• Material provided
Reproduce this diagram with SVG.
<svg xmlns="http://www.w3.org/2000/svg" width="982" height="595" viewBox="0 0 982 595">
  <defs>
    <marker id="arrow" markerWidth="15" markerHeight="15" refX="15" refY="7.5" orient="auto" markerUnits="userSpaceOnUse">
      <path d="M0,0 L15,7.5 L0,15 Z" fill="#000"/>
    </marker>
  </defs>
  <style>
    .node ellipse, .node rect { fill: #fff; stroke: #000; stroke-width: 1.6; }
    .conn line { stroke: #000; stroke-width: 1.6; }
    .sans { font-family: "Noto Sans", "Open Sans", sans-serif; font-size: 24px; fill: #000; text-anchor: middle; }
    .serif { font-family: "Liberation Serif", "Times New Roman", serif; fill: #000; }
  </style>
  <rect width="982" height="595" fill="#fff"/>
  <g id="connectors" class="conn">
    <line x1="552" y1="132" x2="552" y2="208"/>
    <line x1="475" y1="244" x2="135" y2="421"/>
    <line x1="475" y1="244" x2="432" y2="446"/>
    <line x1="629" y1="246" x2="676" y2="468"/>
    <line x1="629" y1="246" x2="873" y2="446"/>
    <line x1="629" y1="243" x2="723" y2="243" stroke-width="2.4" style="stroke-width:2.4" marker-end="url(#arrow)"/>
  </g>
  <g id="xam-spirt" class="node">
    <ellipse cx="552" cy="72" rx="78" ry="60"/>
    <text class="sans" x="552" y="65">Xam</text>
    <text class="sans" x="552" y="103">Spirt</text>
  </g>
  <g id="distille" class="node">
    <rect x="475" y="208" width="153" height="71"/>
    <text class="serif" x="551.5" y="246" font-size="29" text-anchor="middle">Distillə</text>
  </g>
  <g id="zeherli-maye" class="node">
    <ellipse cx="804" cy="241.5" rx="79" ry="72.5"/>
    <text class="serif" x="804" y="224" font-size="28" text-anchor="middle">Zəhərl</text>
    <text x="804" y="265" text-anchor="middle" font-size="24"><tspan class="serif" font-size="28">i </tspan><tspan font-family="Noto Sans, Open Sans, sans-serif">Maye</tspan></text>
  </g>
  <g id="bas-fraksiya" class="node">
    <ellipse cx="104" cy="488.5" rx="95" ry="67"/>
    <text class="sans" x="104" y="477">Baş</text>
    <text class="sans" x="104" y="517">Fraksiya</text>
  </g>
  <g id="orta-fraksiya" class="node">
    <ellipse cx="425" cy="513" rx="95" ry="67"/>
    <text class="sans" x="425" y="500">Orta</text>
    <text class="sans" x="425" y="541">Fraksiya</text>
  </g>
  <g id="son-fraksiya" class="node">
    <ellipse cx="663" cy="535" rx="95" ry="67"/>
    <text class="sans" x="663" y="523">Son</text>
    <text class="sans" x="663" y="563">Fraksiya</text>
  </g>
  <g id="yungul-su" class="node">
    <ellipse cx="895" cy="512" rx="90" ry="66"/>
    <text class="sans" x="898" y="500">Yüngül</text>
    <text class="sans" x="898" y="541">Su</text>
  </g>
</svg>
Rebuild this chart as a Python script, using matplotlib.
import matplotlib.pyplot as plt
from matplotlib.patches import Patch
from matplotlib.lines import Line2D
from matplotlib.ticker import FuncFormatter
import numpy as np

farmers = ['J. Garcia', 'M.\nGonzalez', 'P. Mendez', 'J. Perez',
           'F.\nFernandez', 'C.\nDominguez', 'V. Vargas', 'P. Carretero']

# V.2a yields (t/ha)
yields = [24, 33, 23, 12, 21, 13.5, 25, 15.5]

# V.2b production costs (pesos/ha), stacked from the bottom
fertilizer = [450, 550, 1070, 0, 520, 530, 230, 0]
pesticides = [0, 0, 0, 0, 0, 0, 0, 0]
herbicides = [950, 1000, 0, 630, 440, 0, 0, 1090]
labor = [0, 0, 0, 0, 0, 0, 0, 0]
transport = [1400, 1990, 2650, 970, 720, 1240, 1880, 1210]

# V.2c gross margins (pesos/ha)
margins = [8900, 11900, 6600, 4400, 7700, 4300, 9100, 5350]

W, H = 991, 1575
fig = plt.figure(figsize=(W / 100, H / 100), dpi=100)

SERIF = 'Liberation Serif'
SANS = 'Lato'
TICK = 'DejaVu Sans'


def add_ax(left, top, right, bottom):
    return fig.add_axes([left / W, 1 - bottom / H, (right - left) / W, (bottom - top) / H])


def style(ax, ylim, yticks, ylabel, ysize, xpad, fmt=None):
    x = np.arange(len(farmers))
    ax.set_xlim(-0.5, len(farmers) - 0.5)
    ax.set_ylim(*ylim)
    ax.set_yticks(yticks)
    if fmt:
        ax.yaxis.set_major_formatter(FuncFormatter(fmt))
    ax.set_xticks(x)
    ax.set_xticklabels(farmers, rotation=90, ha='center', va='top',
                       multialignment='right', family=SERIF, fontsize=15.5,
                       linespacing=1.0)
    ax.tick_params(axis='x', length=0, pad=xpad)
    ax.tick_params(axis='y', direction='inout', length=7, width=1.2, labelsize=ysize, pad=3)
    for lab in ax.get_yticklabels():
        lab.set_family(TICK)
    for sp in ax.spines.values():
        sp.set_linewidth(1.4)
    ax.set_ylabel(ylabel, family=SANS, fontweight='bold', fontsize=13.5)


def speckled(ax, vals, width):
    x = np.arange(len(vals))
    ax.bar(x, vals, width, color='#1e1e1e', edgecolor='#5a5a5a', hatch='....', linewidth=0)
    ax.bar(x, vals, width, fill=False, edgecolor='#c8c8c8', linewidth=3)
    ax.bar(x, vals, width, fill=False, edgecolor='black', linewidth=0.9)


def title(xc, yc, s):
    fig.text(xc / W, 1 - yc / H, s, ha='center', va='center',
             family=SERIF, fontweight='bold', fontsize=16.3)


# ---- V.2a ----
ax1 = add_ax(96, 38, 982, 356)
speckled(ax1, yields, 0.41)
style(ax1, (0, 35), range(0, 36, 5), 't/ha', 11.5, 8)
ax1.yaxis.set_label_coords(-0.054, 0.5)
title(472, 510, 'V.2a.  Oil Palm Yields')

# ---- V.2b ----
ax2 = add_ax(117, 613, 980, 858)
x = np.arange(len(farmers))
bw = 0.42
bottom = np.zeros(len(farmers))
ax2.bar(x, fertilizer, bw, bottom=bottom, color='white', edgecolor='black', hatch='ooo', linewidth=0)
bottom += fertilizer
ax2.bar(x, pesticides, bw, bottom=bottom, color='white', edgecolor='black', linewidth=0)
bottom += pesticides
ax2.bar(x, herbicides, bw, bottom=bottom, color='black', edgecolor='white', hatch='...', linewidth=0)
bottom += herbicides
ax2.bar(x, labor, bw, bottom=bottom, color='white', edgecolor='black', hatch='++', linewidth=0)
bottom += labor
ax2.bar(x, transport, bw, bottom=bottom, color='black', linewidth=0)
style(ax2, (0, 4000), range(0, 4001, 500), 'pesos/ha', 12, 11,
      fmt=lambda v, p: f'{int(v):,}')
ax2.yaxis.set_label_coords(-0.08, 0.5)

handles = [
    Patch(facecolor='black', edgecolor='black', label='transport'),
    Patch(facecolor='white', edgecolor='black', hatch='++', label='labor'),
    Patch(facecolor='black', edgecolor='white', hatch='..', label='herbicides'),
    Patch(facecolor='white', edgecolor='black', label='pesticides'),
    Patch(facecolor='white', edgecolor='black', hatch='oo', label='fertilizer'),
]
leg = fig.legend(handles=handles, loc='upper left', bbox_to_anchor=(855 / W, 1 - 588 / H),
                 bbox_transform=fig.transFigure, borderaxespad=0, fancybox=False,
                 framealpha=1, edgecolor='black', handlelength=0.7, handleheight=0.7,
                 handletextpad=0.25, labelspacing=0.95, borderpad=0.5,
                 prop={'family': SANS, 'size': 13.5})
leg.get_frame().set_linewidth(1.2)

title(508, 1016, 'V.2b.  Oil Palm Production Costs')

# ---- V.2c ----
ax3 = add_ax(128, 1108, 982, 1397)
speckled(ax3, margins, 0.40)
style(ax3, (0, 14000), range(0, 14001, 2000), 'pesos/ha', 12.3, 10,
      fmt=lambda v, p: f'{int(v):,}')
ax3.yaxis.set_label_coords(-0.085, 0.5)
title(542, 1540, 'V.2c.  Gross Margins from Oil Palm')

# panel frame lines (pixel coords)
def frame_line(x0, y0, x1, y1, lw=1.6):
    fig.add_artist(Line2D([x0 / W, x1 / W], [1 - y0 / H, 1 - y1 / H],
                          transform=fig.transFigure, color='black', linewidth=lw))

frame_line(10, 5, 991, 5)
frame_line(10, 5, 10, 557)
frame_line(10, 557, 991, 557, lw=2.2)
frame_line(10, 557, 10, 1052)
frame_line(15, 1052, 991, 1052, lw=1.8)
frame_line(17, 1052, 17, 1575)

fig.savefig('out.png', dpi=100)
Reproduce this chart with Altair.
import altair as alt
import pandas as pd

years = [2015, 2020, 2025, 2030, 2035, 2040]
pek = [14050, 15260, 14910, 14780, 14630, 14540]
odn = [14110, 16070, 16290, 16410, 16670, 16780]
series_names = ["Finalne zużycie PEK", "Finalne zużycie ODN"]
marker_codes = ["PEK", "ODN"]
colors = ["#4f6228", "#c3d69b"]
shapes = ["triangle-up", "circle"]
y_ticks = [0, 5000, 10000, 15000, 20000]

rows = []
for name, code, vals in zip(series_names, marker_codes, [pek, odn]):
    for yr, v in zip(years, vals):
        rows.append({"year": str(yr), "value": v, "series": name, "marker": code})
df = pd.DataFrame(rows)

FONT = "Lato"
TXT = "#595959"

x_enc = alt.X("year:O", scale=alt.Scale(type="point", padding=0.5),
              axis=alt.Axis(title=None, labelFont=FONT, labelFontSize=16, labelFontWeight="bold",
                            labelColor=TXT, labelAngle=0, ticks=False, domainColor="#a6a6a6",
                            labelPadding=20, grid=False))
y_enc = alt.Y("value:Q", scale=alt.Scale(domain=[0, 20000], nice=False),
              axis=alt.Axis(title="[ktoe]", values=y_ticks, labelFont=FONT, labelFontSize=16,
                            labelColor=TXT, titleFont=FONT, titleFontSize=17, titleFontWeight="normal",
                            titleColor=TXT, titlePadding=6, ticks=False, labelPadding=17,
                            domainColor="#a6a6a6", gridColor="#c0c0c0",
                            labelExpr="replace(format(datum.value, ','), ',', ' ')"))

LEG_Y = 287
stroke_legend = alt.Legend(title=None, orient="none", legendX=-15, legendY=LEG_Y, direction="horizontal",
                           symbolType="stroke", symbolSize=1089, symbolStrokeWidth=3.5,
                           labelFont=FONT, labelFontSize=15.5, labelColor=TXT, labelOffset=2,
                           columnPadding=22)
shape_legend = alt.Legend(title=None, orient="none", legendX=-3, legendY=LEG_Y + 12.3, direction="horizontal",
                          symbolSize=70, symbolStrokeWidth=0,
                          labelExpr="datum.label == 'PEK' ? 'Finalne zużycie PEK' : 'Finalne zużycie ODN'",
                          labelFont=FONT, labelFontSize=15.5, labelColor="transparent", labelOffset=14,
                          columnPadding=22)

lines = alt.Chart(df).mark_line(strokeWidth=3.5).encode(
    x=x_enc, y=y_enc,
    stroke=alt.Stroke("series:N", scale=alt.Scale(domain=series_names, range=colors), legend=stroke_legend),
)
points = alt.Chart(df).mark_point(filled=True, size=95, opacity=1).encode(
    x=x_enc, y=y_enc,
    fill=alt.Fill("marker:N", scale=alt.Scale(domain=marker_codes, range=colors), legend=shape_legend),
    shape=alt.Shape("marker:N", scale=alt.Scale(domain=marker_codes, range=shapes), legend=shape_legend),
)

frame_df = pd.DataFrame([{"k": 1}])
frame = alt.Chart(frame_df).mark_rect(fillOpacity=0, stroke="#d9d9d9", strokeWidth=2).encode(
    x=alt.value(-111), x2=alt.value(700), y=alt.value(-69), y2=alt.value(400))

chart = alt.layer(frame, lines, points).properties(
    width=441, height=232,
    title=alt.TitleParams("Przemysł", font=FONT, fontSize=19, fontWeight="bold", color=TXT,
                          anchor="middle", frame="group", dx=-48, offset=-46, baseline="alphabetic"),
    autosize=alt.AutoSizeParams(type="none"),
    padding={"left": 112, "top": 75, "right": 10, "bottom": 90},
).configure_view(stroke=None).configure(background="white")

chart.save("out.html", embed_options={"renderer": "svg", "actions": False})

• Given request
Return every line in the listing that contains the word "with".

• Answer
Reproduce this diagram with SVG.
Reproduce this chart with Altair.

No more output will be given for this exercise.